[Plotting code records]
/---

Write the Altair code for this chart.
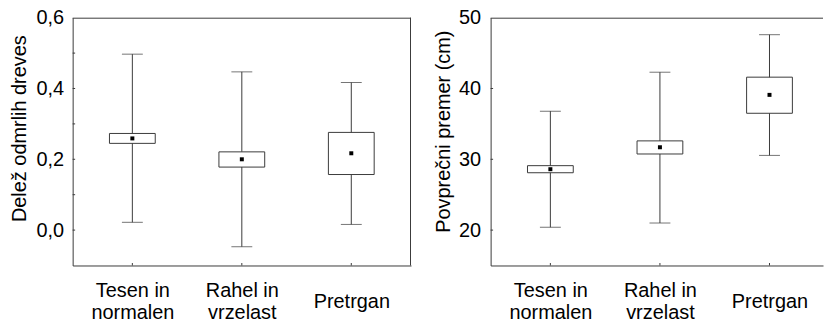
import json
import altair as alt
import pandas as pd

# ---------------- data ----------------
categories = ["Tesen in normalen", "Rahel in vrzelast", "Pretrgan"]
label_lines = [["Tesen in", "normalen"], ["Rahel in", "vrzelast"], ["Pretrgan"]]
positions = [0, 1, 2]

delez_mean = [0.259, 0.200, 0.217]
delez_box_low = [0.245, 0.178, 0.157]
delez_box_high = [0.273, 0.221, 0.276]
delez_whisker_low = [0.022, -0.047, 0.016]
delez_whisker_high = [0.497, 0.447, 0.417]

premer_mean = [28.6, 31.7, 39.1]
premer_box_low = [28.1, 30.75, 36.5]
premer_box_high = [29.1, 32.6, 41.6]
premer_whisker_low = [20.4, 21.0, 30.55]
premer_whisker_high = [36.8, 42.3, 47.6]

delez_ticks = [0.0, 0.2, 0.4, 0.6]
delez_minor_ticks = [0.0, 0.1, 0.2, 0.3, 0.4, 0.5]
premer_ticks = [20, 30, 40, 50]
premer_minor_ticks = [20, 30, 40]

INK = "#3a3a3a"
FONT = "Liberation Sans"
FS = 20


def make_df(mean, lo, hi, wlo, whi):
    return pd.DataFrame({
        "pos": positions, "cat": categories, "mean": mean,
        "box_low": lo, "box_high": hi, "w_low": wlo, "w_high": whi,
    })


def panel(df, ydomain, yticks, minor, xmax, width, height, title, title_y,
          right_border, decimals, label_pad, title_pad):
    xscale = alt.Scale(domain=[-0.5, xmax], nice=False, zero=False)
    yscale = alt.Scale(domain=ydomain, nice=False, zero=False)
    common = dict(labelFont=FONT, labelFontSize=FS, labelColor="black",
                  titleFont=FONT, titleFontSize=FS, titleFontWeight="normal", titleColor="black",
                  ticks=False, grid=False, domain=True, domainColor=INK, domainWidth=1,
                  labelFlush=False, labelOverlap=False)
    xaxis = alt.Axis(values=positions, labelExpr=json.dumps(label_lines) + "[datum.value]",
                     labelBaseline="middle",
                     labelPadding={"condition": {"test": "datum.value < 2", "value": 25}, "value": 36},
                     labelLineHeight=22, labelBound=False, title=None, **common)
    yfmt = ".1f" if decimals else "d"
    yaxis = alt.Axis(values=yticks, format=yfmt, labelExpr="replace(datum.label, '.', ',')",
                     labelPadding=label_pad, title=title, titlePadding=title_pad, titleY=title_y, **common)

    def X(f):
        return alt.X(f, type="quantitative", scale=xscale, axis=xaxis)

    def Y(f):
        return alt.Y(f, type="quantitative", scale=yscale, axis=yaxis)

    base = alt.Chart(df)
    whisk = base.mark_rule(color=INK, strokeWidth=1).encode(x=X("pos"), y=Y("w_low"), y2="w_high")
    cap_lo = base.mark_tick(orient="horizontal", size=21, thickness=1, color=INK).encode(x=X("pos"), y=Y("w_low"))
    cap_hi = base.mark_tick(orient="horizontal", size=21, thickness=1, color=INK).encode(x=X("pos"), y=Y("w_high"))
    box = base.mark_bar(size=46, fill="white", stroke=INK, strokeWidth=1).encode(x=X("pos"), y=Y("box_low"), y2="box_high")
    pt = base.mark_square(size=16, color="black", opacity=1).encode(x=X("pos"), y=Y("mean"))

    ytk = alt.Chart(pd.DataFrame({"v": minor})).mark_rule(color=INK, strokeWidth=1).encode(
        y=Y("v"), x=alt.value(0), x2=alt.value(2.5))
    xtk = alt.Chart(pd.DataFrame({"p": positions})).mark_rule(color=INK, strokeWidth=1).encode(
        x=X("p"), y=alt.value(height), y2=alt.value(height - 2.5))
    top = alt.Chart(pd.DataFrame({"p": [0]})).mark_rule(color=INK, strokeWidth=1).encode(
        x=alt.value(0), x2=alt.value(width), y=alt.value(0.5))
    layers = [whisk, cap_lo, cap_hi, box, pt, ytk, xtk, top]
    if right_border:
        rb = alt.Chart(pd.DataFrame({"p": [0]})).mark_rule(color=INK, strokeWidth=1).encode(
            x=alt.value(width - 0.5), y=alt.value(0), y2=alt.value(height))
        layers.append(rb)
    return alt.layer(*layers).properties(width=width, height=height)


H = 249
left = panel(make_df(delez_mean, delez_box_low, delez_box_high, delez_whisker_low, delez_whisker_high),
             [-0.1, 0.6], delez_ticks, delez_minor_ticks, 2.5, 340, H,
             "Delež odmrlih dreves", 111, True, True, 9, 6.5)
right = panel(make_df(premer_mean, premer_box_low, premer_box_high, premer_whisker_low, premer_whisker_high),
              [15, 50], premer_ticks, premer_minor_ticks, 2.443, 334, H,
              "Povprečni premer (cm)", 114, False, False, 10, 5)

chart = alt.hconcat(left, right, spacing=21).properties(
    padding={"left": 9, "top": 7, "right": 0, "bottom": 0},
    background="white",
).configure_view(stroke=None)

chart.save("out.html", embed_options={"renderer": "svg", "actions": False})
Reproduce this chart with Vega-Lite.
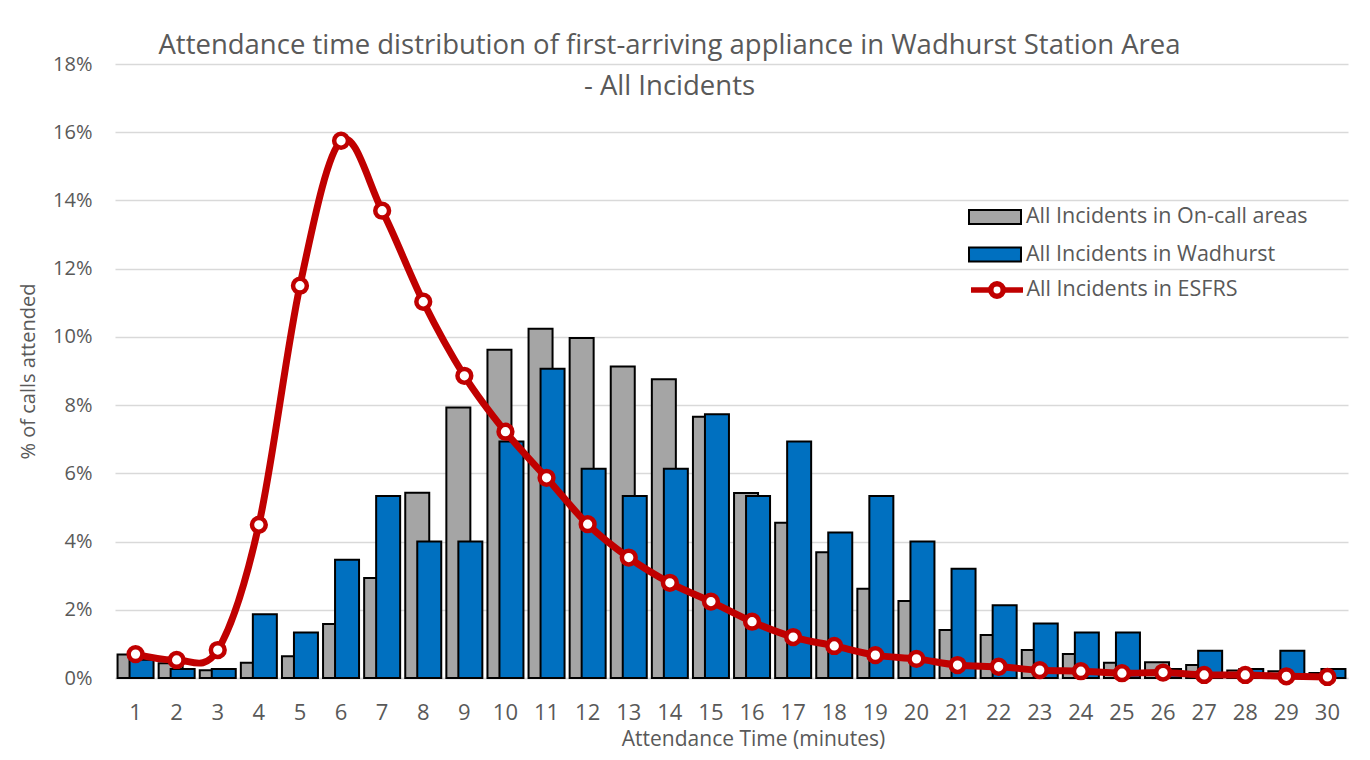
{
  "$schema": "https://vega.github.io/schema/vega-lite/v6.json",
  "autosize": {"type": "none"},
  "padding": {"left": 115, "top": 64, "right": 22, "bottom": 82},
  "width": 1233,
  "height": 614,
  "background": "#ffffff",
  "config": {
    "font": "Open Sans",
    "view": {"stroke": null},
    "axis": {"labelFont": "Open Sans", "titleFont": "Open Sans", "labelColor": "#595959", "titleColor": "#595959", "titleFontWeight": "normal"},
    "legend": {"labelFont": "Open Sans", "labelColor": "#595959", "labelFontSize": 21.5, "labelLimit": 500, "padding": 0, "clipHeight": 18, "rowPadding": 15.5, "labelOffset": 4, "symbolSize": 2700, "orient": "none"}
  },
  "title": {
    "text": ["Attendance time distribution of first-arriving appliance in Wadhurst Station Area", "- All Incidents"],
    "fontSize": 27.5,
    "fontWeight": "normal",
    "color": "#595959",
    "lineHeight": 41,
    "anchor": "middle",
    "dx": -62,
    "offset": -46
  },
  "datasets": {
    "rows": [
      {"minute": 1, "series": "All Incidents in On-call areas", "value": 0.69},
      {"minute": 2, "series": "All Incidents in On-call areas", "value": 0.43},
      {"minute": 3, "series": "All Incidents in On-call areas", "value": 0.23},
      {"minute": 4, "series": "All Incidents in On-call areas", "value": 0.45},
      {"minute": 5, "series": "All Incidents in On-call areas", "value": 0.64},
      {"minute": 6, "series": "All Incidents in On-call areas", "value": 1.58},
      {"minute": 7, "series": "All Incidents in On-call areas", "value": 2.93},
      {"minute": 8, "series": "All Incidents in On-call areas", "value": 5.43},
      {"minute": 9, "series": "All Incidents in On-call areas", "value": 7.93},
      {"minute": 10, "series": "All Incidents in On-call areas", "value": 9.62},
      {"minute": 11, "series": "All Incidents in On-call areas", "value": 10.24},
      {"minute": 12, "series": "All Incidents in On-call areas", "value": 9.97},
      {"minute": 13, "series": "All Incidents in On-call areas", "value": 9.13},
      {"minute": 14, "series": "All Incidents in On-call areas", "value": 8.76},
      {"minute": 15, "series": "All Incidents in On-call areas", "value": 7.66},
      {"minute": 16, "series": "All Incidents in On-call areas", "value": 5.42},
      {"minute": 17, "series": "All Incidents in On-call areas", "value": 4.55},
      {"minute": 18, "series": "All Incidents in On-call areas", "value": 3.69},
      {"minute": 19, "series": "All Incidents in On-call areas", "value": 2.62},
      {"minute": 20, "series": "All Incidents in On-call areas", "value": 2.26},
      {"minute": 21, "series": "All Incidents in On-call areas", "value": 1.41},
      {"minute": 22, "series": "All Incidents in On-call areas", "value": 1.26},
      {"minute": 23, "series": "All Incidents in On-call areas", "value": 0.82},
      {"minute": 24, "series": "All Incidents in On-call areas", "value": 0.7},
      {"minute": 25, "series": "All Incidents in On-call areas", "value": 0.45},
      {"minute": 26, "series": "All Incidents in On-call areas", "value": 0.46},
      {"minute": 27, "series": "All Incidents in On-call areas", "value": 0.38},
      {"minute": 28, "series": "All Incidents in On-call areas", "value": 0.22},
      {"minute": 29, "series": "All Incidents in On-call areas", "value": 0.2},
      {"minute": 30, "series": "All Incidents in On-call areas", "value": 0.15},
      {"minute": 1, "series": "All Incidents in Wadhurst", "value": 0.533},
      {"minute": 2, "series": "All Incidents in Wadhurst", "value": 0.267},
      {"minute": 3, "series": "All Incidents in Wadhurst", "value": 0.267},
      {"minute": 4, "series": "All Incidents in Wadhurst", "value": 1.867},
      {"minute": 5, "series": "All Incidents in Wadhurst", "value": 1.333},
      {"minute": 6, "series": "All Incidents in Wadhurst", "value": 3.467},
      {"minute": 7, "series": "All Incidents in Wadhurst", "value": 5.333},
      {"minute": 8, "series": "All Incidents in Wadhurst", "value": 4.0},
      {"minute": 9, "series": "All Incidents in Wadhurst", "value": 4.0},
      {"minute": 10, "series": "All Incidents in Wadhurst", "value": 6.933},
      {"minute": 11, "series": "All Incidents in Wadhurst", "value": 9.067},
      {"minute": 12, "series": "All Incidents in Wadhurst", "value": 6.133},
      {"minute": 13, "series": "All Incidents in Wadhurst", "value": 5.333},
      {"minute": 14, "series": "All Incidents in Wadhurst", "value": 6.133},
      {"minute": 15, "series": "All Incidents in Wadhurst", "value": 7.733},
      {"minute": 16, "series": "All Incidents in Wadhurst", "value": 5.333},
      {"minute": 17, "series": "All Incidents in Wadhurst", "value": 6.933},
      {"minute": 18, "series": "All Incidents in Wadhurst", "value": 4.267},
      {"minute": 19, "series": "All Incidents in Wadhurst", "value": 5.333},
      {"minute": 20, "series": "All Incidents in Wadhurst", "value": 4.0},
      {"minute": 21, "series": "All Incidents in Wadhurst", "value": 3.2},
      {"minute": 22, "series": "All Incidents in Wadhurst", "value": 2.133},
      {"minute": 23, "series": "All Incidents in Wadhurst", "value": 1.6},
      {"minute": 24, "series": "All Incidents in Wadhurst", "value": 1.333},
      {"minute": 25, "series": "All Incidents in Wadhurst", "value": 1.333},
      {"minute": 26, "series": "All Incidents in Wadhurst", "value": 0.267},
      {"minute": 27, "series": "All Incidents in Wadhurst", "value": 0.8},
      {"minute": 28, "series": "All Incidents in Wadhurst", "value": 0.267},
      {"minute": 29, "series": "All Incidents in Wadhurst", "value": 0.8},
      {"minute": 30, "series": "All Incidents in Wadhurst", "value": 0.267},
      {"minute": 1, "series": "All Incidents in ESFRS", "value": 0.7},
      {"minute": 2, "series": "All Incidents in ESFRS", "value": 0.53},
      {"minute": 3, "series": "All Incidents in ESFRS", "value": 0.82},
      {"minute": 4, "series": "All Incidents in ESFRS", "value": 4.49},
      {"minute": 5, "series": "All Incidents in ESFRS", "value": 11.5},
      {"minute": 6, "series": "All Incidents in ESFRS", "value": 15.75},
      {"minute": 7, "series": "All Incidents in ESFRS", "value": 13.7},
      {"minute": 8, "series": "All Incidents in ESFRS", "value": 11.03},
      {"minute": 9, "series": "All Incidents in ESFRS", "value": 8.86},
      {"minute": 10, "series": "All Incidents in ESFRS", "value": 7.22},
      {"minute": 11, "series": "All Incidents in ESFRS", "value": 5.87},
      {"minute": 12, "series": "All Incidents in ESFRS", "value": 4.51},
      {"minute": 13, "series": "All Incidents in ESFRS", "value": 3.53},
      {"minute": 14, "series": "All Incidents in ESFRS", "value": 2.79},
      {"minute": 15, "series": "All Incidents in ESFRS", "value": 2.24},
      {"minute": 16, "series": "All Incidents in ESFRS", "value": 1.65},
      {"minute": 17, "series": "All Incidents in ESFRS", "value": 1.2},
      {"minute": 18, "series": "All Incidents in ESFRS", "value": 0.94},
      {"minute": 19, "series": "All Incidents in ESFRS", "value": 0.67},
      {"minute": 20, "series": "All Incidents in ESFRS", "value": 0.56},
      {"minute": 21, "series": "All Incidents in ESFRS", "value": 0.38},
      {"minute": 22, "series": "All Incidents in ESFRS", "value": 0.33},
      {"minute": 23, "series": "All Incidents in ESFRS", "value": 0.23},
      {"minute": 24, "series": "All Incidents in ESFRS", "value": 0.2},
      {"minute": 25, "series": "All Incidents in ESFRS", "value": 0.14},
      {"minute": 26, "series": "All Incidents in ESFRS", "value": 0.16},
      {"minute": 27, "series": "All Incidents in ESFRS", "value": 0.09},
      {"minute": 28, "series": "All Incidents in ESFRS", "value": 0.09},
      {"minute": 29, "series": "All Incidents in ESFRS", "value": 0.05},
      {"minute": 30, "series": "All Incidents in ESFRS", "value": 0.03}
    ]
  },
  "data": {"name": "rows"},
  "encoding": {
    "x": {
      "field": "minute",
      "type": "ordinal",
      "scale": {"paddingInner": 0.416, "paddingOuter": 0.208},
      "axis": {
        "title": "Attendance Time (minutes)",
        "titleFontSize": 21,
        "titleX": 638,
        "titlePadding": 5,
        "labelFontSize": 22,
        "labelAngle": 0,
        "labelPadding": 24,
        "ticks": false,
        "tickSize": 0,
        "domainColor": "#d9d9d9",
        "domainWidth": 1.5,
        "grid": false
      }
    },
    "y": {
      "field": "value",
      "type": "quantitative",
      "scale": {"domain": [0, 18], "nice": false},
      "axis": {
        "title": "% of calls attended",
        "titleFontSize": 20,
        "titlePadding": 14,
        "labelFontSize": 20,
        "labelPadding": 23,
        "values": [0, 2, 4, 6, 8, 10, 12, 14, 16, 18],
        "labelExpr": "datum.value + '%'",
        "domain": false,
        "ticks": false,
        "gridColor": "#d9d9d9",
        "gridWidth": 1.5
      }
    }
  },
  "layer": [
    {
      "transform": [{"filter": "datum.series !== 'All Incidents in ESFRS'"}],
      "mark": {"type": "bar", "width": 24, "stroke": "#000000", "strokeWidth": 2},
      "encoding": {
        "xOffset": {"field": "series", "type": "nominal", "scale": {"domain": ["All Incidents in On-call areas", "All Incidents in Wadhurst"], "paddingInner": 0, "paddingOuter": 0}},
        "fill": {
          "field": "series",
          "type": "nominal",
          "scale": {"domain": ["All Incidents in On-call areas", "All Incidents in Wadhurst"], "range": ["#A5A5A5", "#0070C0"]},
          "legend": {
            "title": null,
            "legendX": 853,
            "legendY": 144,
            "symbolType": "M-1,-0.27H1V0.27H-1Z",
            "symbolStrokeColor": "#000000",
            "symbolStrokeWidth": 2,
            "symbolOpacity": 1
          }
        }
      }
    },
    {
      "transform": [{"filter": "datum.series === 'All Incidents in ESFRS'"}],
      "mark": {"type": "line", "interpolate": "cardinal", "strokeWidth": 7},
      "encoding": {
        "stroke": {
          "field": "series",
          "type": "nominal",
          "scale": {"domain": ["All Incidents in ESFRS"], "range": ["#C00000"]},
          "legend": {
            "title": null,
            "legendX": 853,
            "legendY": 217,
            "labelOffset": 0.5,
            "symbolType": "M-1,0H-0.27M0.27,0H1M-0.24,0A0.24,0.24 0 1,1 0.24,0A0.24,0.24 0 1,1 -0.24,0Z",
            "symbolFillColor": "#ffffff",
            "symbolStrokeWidth": 5.5,
            "symbolOpacity": 1
          }
        }
      }
    },
    {
      "transform": [{"filter": "datum.series === 'All Incidents in ESFRS'"}],
      "mark": {"type": "point", "shape": "circle", "filled": true, "fill": "#ffffff", "stroke": "#C00000", "strokeWidth": 4.5, "size": 190, "opacity": 1},
      "encoding": {}
    }
  ]
}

\---

WHAT IS BEING ASKED |
Set down word for word the lines from the first entry through the line with "premer_minor_ticks = [20, 30, 40]", both included, omitting pictures.

REPLY |
Write the Altair code for this chart.
import json
import altair as alt
import pandas as pd

# ---------------- data ----------------
categories = ["Tesen in normalen", "Rahel in vrzelast", "Pretrgan"]
label_lines = [["Tesen in", "normalen"], ["Rahel in", "vrzelast"], ["Pretrgan"]]
positions = [0, 1, 2]

delez_mean = [0.259, 0.200, 0.217]
delez_box_low = [0.245, 0.178, 0.157]
delez_box_high = [0.273, 0.221, 0.276]
delez_whisker_low = [0.022, -0.047, 0.016]
delez_whisker_high = [0.497, 0.447, 0.417]

premer_mean = [28.6, 31.7, 39.1]
premer_box_low = [28.1, 30.75, 36.5]
premer_box_high = [29.1, 32.6, 41.6]
premer_whisker_low = [20.4, 21.0, 30.55]
premer_whisker_high = [36.8, 42.3, 47.6]

delez_ticks = [0.0, 0.2, 0.4, 0.6]
delez_minor_ticks = [0.0, 0.1, 0.2, 0.3, 0.4, 0.5]
premer_ticks = [20, 30, 40, 50]
premer_minor_ticks = [20, 30, 40]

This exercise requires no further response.